Ke Xue received the BSc degree in Mathematics and Applied Mathematics from School of Mathematics, Sun Yat-Sen University, China in 2019. He is currently pursuing the PhD degree with the School of Artificial Intelligence, Nanjing University, China. His current research interests mainly include machine learning and black-box optimization.

Chunpeng Fan received his MSc degree in communication engineering from Liaoning University of Technology, China in 2017. He is currently working in Polixir Technologies. His research interests include multi-agent reinforcement learning, multiagent system.

Feng Chen received his BSc degree from School of Artificial Intelligence, Nanjing University, China in 2022. He is currently pursuing the MSc degree with the School of Artificial Intelligence, Nanjing University, Nanjing, China. His research interests include multi-agent reinforcement learning, multiagent system.

Lichao Zhang received his MSc degree in Agricultural Electrification and Automation from Shihezi University, China in 2018. He is currently working in Polixir Technologies. His research interests include multi-agent reinforcement learning, multiagent system.

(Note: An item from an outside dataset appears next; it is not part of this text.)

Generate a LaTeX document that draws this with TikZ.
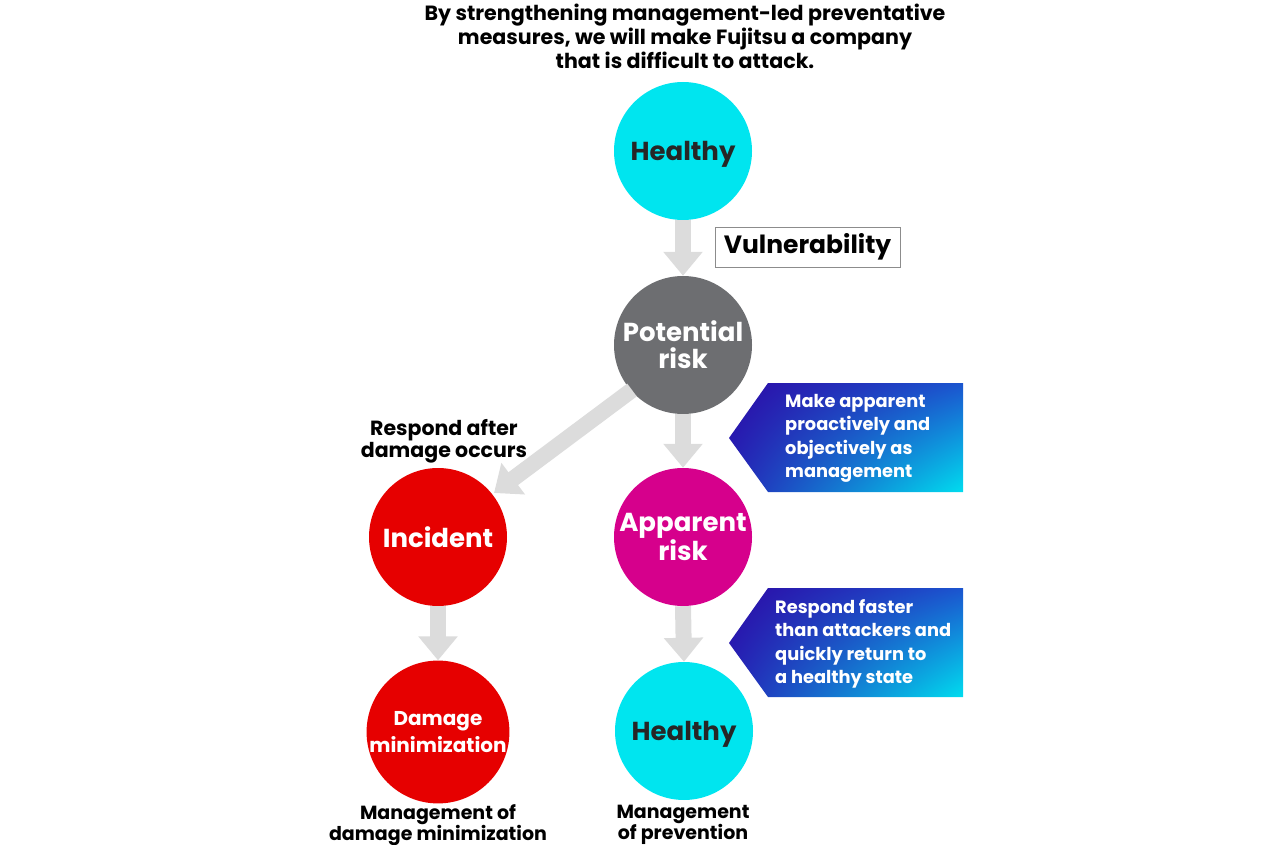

Lei Yuan received the BSc degree in Department of Electronic Engineering in 2016 from Tsinghua University, and his MSc degree from Chinese Aeronautical Establishment, China in 2019. He is currently pursuing the PhD degree with the Department of Computer Science and Technology, Nanjing University, China. His current research interests mainly include machine learning, reinforcement learning, and multi-agent reinforcement learning.

Chao Qian received PhD degree in the Department of Computer Science and Technology from Nanjing University, China in 2015, and is currently an associate professor at the School of Artificial Intelligence, Nanjing University, China. His research interests are mainly theoretical analysis of evolutionary algorithms, design of safe and efficient EAs, and evolutionary learning. He is an associate editor of IEEE Transactions on Evolutionary Computation, an associate editor of SCIENCE CHINA Information Sciences. He has regularly given tutorials and co-chaired special sessions at leading evolutionary computation conferences (CEC, GECCO, PPSN), and has been invited to give an Early Career Spotlight Talk “Towards Theoretically Grounded Evolutionary Learning” at IJCAI 2022.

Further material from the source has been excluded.